Río de Janeiro
DPA

Por el callejón polvoriento se asoma un muchacho en pantalones cortos y chanclas, muy delgado. Gesticula de lejos y de repente queda claro qué lleva en las manos un fusil.

En el Complexo do Alemao es común ver armas. Desde el morro más alto del inmenso barrio de favelas en la zona norte de Río de Janeiro se puede ver gran parte de la metrópoli brasileña, incluso el contorno lejano de uno de los estadios en los que se disputarán los Juegos Olímpicos.

Cuando los forasteros se acercan, el muchacho les pide una identificación y los lleva luego ante el resto de su banda. Varios llevan fusiles y beben cerveza en vasos de plástico.

El jefe sonríe sentado en el escalón de una puerta, acariciando un lagarto rojinegro que descansa sobre sus muslos. La estación más cercana de la Policía Pacificadora (UPP), el cuerpo creado a partir de 2008 especialmente para acabar con la violencia en las favelas de Río, está apenas unos 300 metros más abajo.

«Los policías se meten a veces con nosotros», explica después Paulo Silva, un muchacho de 18 años que es miembro armado del «Comando Vermelho» («Comando Rojo»), una de las bandas que controlan el tráfico de drogas en las favelas. A él lo han herido tres veces, explica Silva (el nombre es un seudónimo) mostrando las cicatrices de bala en una pierna.

La violencia en los barrios marginales es una constante desde hace décadas en Río, la segunda ciudad de Brasil con unos 6.5 millones de habitantes. El conjunto de favelas del Complexo do Alemao fue considerado durante años una de las zonas más violentas de la ciudad. En los últimos años, sin embargo, los esfuerzos de pacificación consiguieron reducir los índices de violencia en las más de 200 favelas de Río, según cifras de las autoridades.

Pero ahora los problemas se han recrudecido en vísperas de los Juegos Olímpicos, reclaman muchos vecinos. «Nuestro mayor problema hoy es la inseguridad», explica Camila Silva. «Todos los días hay tiroteos», lamenta la vecina de Reservatório, una de las favelas del Complexo.

Silva participa con varios otros activistas en una pequeña manifestación frente al Complexo para protestar por la inacción de las autoridades. Ese mismo día hubo varios tiroteos en el morro, los vecinos hablan incluso de un policía herido.

Durante la protesta los vecinos tiran simbólicamente papeles con los nombres de algunas víctimas de los últimos años en un ataúd de cartón. La hija de seis años de Camila Silva lleva una camiseta con la frase «No quiero morir sin estudiar».

A comienzos de julio, la ONG Human Rights Watch cifró en 645 el número de civiles muertos en operaciones policiales en el año 2015 en Río. Y a pocas semanas de los Juegos Olímpicos (del 5 al 21 de agosto), la violencia en las calles de Río vuelve a centrar en estos días a menudo el interés internacional.
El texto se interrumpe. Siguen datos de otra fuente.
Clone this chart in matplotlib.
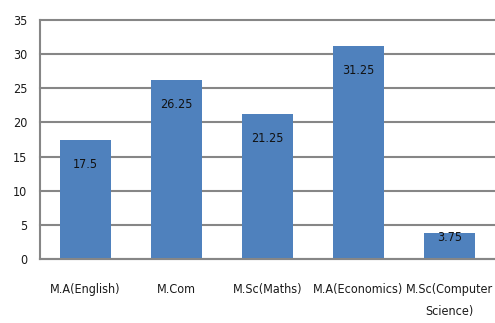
import matplotlib
matplotlib.use("Agg")
import matplotlib.pyplot as plt

# course wise values
courses = ["M.A(English)", "M.Com", "M.Sc(Maths)", "M.A(Economics)",
           "M.Sc(Computer\nScience)"]
values = [17.5, 26.25, 21.25, 31.25, 3.75]
labels = ["17.5", "26.25", "21.25", "31.25", "3.75"]
yticks = [0, 5, 10, 15, 20, 25, 30, 35]

plt.rcParams["font.family"] = ["DejaVu Sans"]
plt.rcParams["font.stretch"] = "condensed"

fig = plt.figure(figsize=(4.95, 3.23), dpi=100)
ax = fig.add_axes([40 / 495, 64 / 323, 455 / 495, 239 / 323])

x = list(range(len(courses)))
bars = ax.bar(x, values, width=0.56, color="#4F81BD", zorder=2)

for b, lab, v in zip(bars, labels, values):
    off = -4 if v < 5 else -25
    ax.annotate(lab, (b.get_x() + b.get_width() / 2, v),
                xytext=(0, off * 0.72), textcoords="offset points",
                ha="center", va="center", fontsize=9, color="#111111")

ax.set_xlim(-0.5, 4.5)
ax.set_ylim(0, 35)
ax.set_yticks(yticks)
ax.set_xticks(x)
ax.set_xticklabels(courses, fontsize=9, color="#1a1a1a", linespacing=1.9,
                   va="top")
ax.tick_params(axis="both", length=0, labelsize=9, labelcolor="#1a1a1a")
ax.tick_params(axis="x", pad=17)
ax.tick_params(axis="y", pad=9)
ax.grid(axis="y", color="#868686", linewidth=1.5, zorder=0)
for gl in ax.get_ygridlines():
    gl.set_clip_on(False)
for s in ["top", "right"]:
    ax.spines[s].set_visible(False)
ax.spines["left"].set_color("#868686")
ax.spines["left"].set_linewidth(1.5)
ax.spines["bottom"].set_color("#868686")
ax.spines["bottom"].set_linewidth(1.5)

fig.savefig("out.png", dpi=100)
Brasil ya ha demostrado con el Mundial de fútbol de 2014 que puede organizar con éxito un gran evento deportivo. Como en otras metrópolis latinoamericanas, la violencia en Río de Janeiro se concentra asimismo en algunas de las zonas más marginales y pasa casi desapercibida en barrios acomodados.

Las guerras entre las bandas de traficantes, las milicias que controlan las favelas y la policía no se sentirán por ello previsiblemente en torno a las sedes olímpicas en Barra da Tijuca, además de en los barrios de Copacabana, Deodoro y Maracaná.

Pero para Brasil, por otro lado, el torneo llega en un momento de crisis. En los últimos días la policía estaba en pie de guerra porque muchos agentes no cobran sus salarios. «Bienvenidos al infierno», rezaba una pancarta en inglés colocada por policías durante una protesta en el aeropuerto de la ciudad. «Quien venga a Río no estará seguro», agregaba.